Lattice operations on encodable types

Lemmas about lattice and set operations on encodable types

Implementation Notes

This is a separate file, to avoid unnecessary imports in basic files.

Previously some of these results were in the MeasureTheory folder.

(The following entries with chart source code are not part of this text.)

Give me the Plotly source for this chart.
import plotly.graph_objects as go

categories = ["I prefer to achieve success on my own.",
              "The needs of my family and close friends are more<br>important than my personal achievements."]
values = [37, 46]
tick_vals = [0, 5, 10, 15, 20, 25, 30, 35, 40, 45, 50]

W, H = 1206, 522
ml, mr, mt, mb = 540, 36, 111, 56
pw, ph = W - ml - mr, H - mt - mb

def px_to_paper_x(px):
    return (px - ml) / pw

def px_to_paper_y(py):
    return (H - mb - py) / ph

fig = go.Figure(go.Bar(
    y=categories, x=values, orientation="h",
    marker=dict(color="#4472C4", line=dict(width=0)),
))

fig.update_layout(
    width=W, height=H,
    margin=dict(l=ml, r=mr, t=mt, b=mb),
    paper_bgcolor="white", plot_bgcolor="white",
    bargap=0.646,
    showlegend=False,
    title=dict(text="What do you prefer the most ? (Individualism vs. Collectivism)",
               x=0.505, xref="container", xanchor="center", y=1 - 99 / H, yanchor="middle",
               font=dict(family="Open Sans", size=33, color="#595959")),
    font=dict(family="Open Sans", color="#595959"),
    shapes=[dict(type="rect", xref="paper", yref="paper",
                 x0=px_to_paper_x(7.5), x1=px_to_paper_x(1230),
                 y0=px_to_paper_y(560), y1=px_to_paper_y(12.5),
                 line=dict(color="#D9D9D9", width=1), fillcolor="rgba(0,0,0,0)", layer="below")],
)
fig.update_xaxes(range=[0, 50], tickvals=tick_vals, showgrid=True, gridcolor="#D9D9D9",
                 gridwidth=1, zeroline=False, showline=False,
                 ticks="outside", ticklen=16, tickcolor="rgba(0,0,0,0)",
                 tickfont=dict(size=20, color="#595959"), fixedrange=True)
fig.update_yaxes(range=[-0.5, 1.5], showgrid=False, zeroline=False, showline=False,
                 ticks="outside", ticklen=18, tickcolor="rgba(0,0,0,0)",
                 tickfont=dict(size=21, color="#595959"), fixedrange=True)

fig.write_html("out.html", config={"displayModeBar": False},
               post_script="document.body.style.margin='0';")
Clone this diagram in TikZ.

theorem Encodable.iSup_decode₂ {α : Type u_1} {β : Type u_2} [Encodable β] [CompleteLattice α] (f : β → α) : ⨆ i, ⨆ b ∈ Encodable.decode₂ β i, f b = ⨆ b, f b

theorem Encodable.iUnion_decode₂ {α : Type u_1} {β : Type u_2} [Encodable β] (f : β → Set α) : ⋃ i, ⋃ b ∈ Encodable.decode₂ β i, f b = ⋃ b, f b

theorem Encodable.iUnion_decode₂_cases {α : Type u_1} {β : Type u_2} [Encodable β] {f : β → Set α} {C : Set α → Prop} (H0 : C ∅) (H1 : ∀ (b : β), C (f b)) {n : ℕ} : C (⋃ b ∈ Encodable.decode₂ β n, f b)

theorem Encodable.iUnion_decode₂_disjoint_on {α : Type u_1} {β : Type u_2} [Encodable β] {f : β → Set α} (hd : Pairwise (Disjoint on f)) : Pairwise (Disjoint on fun i => ⋃ b ∈ Encodable.decode₂ β i, f b)